Exercise: Only the lines from the line containing "Reproduce this chart with Plotly." to the line containing "import plotly.graph_objects as go", with both of those lines, are to be repeated exactly. Leave the images out.

----------------

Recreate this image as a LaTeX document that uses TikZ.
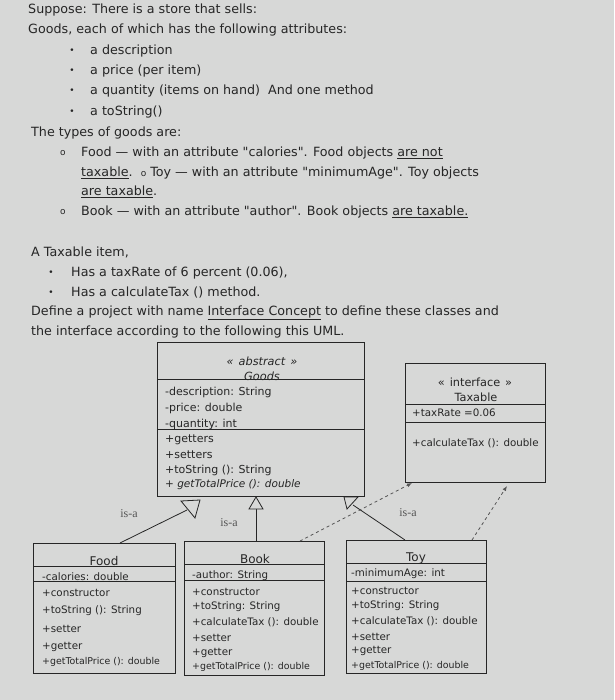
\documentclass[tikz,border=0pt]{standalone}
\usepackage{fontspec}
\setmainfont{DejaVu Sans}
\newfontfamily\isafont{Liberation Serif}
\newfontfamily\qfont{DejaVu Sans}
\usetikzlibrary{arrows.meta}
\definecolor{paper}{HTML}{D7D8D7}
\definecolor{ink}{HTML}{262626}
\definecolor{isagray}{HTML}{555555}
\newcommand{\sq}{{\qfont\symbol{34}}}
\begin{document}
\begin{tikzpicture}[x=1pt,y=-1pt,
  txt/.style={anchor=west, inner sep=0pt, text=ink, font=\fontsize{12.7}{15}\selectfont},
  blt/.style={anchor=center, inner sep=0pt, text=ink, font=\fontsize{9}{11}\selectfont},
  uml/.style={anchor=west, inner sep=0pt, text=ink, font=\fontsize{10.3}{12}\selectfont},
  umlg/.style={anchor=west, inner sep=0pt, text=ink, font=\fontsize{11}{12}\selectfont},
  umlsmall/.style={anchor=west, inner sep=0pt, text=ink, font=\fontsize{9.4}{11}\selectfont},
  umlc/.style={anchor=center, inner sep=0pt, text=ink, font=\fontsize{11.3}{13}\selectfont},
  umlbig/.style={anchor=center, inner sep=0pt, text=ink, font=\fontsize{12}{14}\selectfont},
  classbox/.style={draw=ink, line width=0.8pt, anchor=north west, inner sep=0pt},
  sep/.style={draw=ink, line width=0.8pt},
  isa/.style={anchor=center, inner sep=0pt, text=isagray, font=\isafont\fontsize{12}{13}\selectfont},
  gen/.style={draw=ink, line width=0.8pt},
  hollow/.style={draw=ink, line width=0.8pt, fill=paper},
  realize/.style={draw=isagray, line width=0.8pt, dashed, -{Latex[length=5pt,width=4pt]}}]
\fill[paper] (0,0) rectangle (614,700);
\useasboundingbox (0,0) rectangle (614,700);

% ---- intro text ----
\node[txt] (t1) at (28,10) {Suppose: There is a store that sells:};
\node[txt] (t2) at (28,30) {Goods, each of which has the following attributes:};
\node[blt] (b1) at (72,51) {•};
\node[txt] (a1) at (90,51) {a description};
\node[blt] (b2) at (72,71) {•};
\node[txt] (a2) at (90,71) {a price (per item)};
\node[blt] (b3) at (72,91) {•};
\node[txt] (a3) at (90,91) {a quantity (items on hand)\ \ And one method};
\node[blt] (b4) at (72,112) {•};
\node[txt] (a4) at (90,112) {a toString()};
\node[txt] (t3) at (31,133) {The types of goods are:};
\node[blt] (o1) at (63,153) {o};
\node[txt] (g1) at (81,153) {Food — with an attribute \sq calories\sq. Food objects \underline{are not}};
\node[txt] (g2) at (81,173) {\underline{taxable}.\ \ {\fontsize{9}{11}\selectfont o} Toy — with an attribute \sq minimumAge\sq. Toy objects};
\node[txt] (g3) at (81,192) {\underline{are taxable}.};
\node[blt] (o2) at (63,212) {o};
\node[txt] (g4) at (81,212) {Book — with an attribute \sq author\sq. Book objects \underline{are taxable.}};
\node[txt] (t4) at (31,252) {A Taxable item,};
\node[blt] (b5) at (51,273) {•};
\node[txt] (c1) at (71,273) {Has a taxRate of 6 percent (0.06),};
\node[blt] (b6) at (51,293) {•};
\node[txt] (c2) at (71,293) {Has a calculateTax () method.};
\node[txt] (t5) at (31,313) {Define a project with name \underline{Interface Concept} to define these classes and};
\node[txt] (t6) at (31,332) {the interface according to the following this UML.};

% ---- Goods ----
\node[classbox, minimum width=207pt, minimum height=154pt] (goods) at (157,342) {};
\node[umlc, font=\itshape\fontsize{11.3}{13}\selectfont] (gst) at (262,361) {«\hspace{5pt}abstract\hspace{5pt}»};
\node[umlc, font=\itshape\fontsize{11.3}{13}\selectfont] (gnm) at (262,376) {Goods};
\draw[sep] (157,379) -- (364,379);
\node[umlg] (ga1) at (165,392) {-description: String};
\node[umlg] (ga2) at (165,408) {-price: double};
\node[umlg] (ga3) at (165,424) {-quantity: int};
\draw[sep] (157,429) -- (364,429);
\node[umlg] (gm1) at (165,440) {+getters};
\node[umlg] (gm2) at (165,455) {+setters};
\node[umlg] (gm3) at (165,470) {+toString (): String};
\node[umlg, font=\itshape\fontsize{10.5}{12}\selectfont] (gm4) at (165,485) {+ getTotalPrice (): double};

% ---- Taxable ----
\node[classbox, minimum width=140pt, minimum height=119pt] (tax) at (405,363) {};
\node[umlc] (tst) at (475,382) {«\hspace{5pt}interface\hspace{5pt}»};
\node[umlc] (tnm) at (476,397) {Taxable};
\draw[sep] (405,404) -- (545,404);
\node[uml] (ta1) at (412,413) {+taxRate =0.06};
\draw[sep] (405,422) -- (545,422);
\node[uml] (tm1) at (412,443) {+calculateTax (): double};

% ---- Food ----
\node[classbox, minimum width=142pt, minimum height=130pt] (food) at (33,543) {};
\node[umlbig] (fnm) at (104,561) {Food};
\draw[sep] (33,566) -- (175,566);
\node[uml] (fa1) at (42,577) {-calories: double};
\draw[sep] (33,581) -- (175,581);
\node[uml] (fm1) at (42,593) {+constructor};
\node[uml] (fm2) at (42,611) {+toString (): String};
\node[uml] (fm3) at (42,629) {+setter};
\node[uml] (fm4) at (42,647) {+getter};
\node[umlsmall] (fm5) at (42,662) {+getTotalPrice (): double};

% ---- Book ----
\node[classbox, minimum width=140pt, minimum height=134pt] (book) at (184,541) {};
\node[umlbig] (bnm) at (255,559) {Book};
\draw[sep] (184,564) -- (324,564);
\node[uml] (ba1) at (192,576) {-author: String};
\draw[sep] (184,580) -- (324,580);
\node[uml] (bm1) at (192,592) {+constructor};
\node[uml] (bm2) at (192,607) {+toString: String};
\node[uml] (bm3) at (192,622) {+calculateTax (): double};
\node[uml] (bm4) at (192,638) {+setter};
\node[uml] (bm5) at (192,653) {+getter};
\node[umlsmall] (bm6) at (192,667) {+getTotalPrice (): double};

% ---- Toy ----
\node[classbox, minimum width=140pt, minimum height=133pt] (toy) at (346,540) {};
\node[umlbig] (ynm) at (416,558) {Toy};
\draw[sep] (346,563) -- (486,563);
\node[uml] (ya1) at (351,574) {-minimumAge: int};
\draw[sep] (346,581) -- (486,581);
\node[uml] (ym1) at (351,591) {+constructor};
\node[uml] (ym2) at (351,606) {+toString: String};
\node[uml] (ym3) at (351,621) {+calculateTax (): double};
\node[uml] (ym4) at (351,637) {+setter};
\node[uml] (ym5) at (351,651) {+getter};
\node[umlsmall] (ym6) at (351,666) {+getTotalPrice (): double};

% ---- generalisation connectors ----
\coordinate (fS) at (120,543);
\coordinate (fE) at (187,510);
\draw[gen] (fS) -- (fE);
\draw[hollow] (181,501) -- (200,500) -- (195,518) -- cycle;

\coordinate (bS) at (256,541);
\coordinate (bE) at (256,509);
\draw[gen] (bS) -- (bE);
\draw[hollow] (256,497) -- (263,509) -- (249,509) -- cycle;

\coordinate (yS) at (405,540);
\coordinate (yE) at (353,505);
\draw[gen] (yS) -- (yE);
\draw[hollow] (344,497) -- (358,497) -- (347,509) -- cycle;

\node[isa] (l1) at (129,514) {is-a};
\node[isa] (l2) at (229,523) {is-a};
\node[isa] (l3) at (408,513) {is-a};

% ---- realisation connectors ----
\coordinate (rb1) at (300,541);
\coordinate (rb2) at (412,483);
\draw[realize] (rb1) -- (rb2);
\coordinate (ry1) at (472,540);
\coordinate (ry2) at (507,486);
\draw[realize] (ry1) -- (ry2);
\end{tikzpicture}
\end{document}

----------------

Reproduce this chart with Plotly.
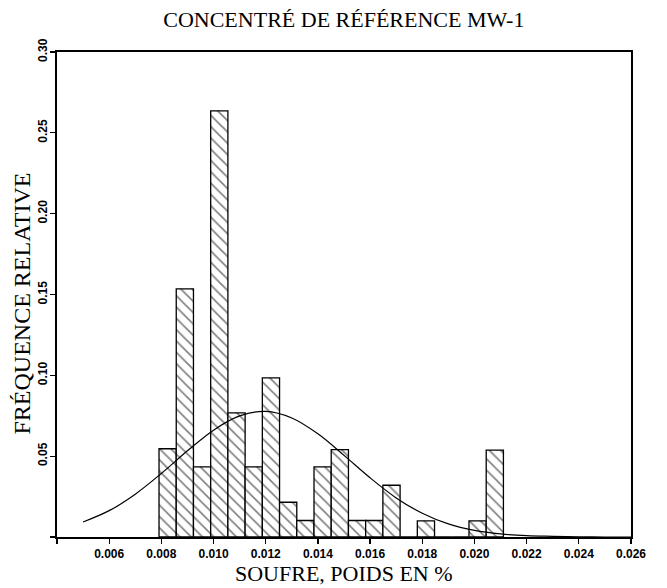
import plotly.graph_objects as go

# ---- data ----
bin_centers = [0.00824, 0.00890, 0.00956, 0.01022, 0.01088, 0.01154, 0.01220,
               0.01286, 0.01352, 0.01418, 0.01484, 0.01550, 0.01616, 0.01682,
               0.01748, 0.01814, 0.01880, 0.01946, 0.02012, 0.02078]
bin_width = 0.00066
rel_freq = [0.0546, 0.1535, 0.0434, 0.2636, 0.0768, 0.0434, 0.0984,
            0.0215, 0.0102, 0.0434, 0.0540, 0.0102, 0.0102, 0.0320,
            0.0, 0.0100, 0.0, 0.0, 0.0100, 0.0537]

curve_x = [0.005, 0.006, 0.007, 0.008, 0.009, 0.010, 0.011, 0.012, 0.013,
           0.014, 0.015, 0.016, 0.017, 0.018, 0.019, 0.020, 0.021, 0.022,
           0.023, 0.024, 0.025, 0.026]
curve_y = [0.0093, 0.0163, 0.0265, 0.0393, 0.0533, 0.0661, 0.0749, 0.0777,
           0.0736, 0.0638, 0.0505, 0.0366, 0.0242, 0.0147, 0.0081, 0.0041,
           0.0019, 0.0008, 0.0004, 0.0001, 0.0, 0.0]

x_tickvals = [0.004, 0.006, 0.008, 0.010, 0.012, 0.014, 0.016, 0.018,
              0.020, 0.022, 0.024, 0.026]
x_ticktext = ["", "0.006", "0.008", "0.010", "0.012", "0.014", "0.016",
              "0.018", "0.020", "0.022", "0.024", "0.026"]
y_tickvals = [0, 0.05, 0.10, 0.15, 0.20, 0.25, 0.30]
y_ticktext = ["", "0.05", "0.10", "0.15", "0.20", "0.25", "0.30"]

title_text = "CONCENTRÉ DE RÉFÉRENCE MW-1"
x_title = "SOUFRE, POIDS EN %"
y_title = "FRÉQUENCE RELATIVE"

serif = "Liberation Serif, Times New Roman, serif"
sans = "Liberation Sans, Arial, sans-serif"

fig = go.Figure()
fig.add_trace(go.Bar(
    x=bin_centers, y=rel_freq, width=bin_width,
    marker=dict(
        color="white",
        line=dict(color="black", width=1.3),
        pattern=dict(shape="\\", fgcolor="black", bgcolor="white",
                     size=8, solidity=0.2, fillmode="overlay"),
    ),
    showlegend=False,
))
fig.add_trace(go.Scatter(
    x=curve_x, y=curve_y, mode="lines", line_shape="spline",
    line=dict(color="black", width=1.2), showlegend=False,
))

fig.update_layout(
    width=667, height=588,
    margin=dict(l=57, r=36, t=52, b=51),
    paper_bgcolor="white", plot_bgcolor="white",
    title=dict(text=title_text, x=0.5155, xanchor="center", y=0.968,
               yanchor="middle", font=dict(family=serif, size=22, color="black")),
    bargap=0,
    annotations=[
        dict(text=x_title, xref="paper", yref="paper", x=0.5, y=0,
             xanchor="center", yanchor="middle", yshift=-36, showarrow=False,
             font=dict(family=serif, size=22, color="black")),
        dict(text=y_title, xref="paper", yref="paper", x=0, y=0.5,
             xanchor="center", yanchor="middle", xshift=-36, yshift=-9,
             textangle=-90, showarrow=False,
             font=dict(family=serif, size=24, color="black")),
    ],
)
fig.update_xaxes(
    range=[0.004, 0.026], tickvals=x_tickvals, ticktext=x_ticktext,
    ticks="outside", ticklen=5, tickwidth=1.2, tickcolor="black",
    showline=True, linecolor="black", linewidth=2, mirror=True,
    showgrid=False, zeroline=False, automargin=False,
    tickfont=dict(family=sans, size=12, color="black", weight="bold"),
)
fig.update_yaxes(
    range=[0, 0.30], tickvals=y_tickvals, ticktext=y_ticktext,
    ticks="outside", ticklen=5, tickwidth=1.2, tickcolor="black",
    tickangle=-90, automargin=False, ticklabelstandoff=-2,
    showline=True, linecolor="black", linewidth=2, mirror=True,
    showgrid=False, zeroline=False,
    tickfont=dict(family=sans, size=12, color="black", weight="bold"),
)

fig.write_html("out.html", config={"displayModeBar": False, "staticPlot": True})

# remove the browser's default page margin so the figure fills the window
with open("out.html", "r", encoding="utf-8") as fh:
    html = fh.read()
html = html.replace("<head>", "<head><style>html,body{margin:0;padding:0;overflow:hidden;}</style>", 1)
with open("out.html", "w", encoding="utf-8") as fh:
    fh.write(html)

----------------

Response to this exercise:
Reproduce this chart with Plotly.
import plotly.graph_objects as go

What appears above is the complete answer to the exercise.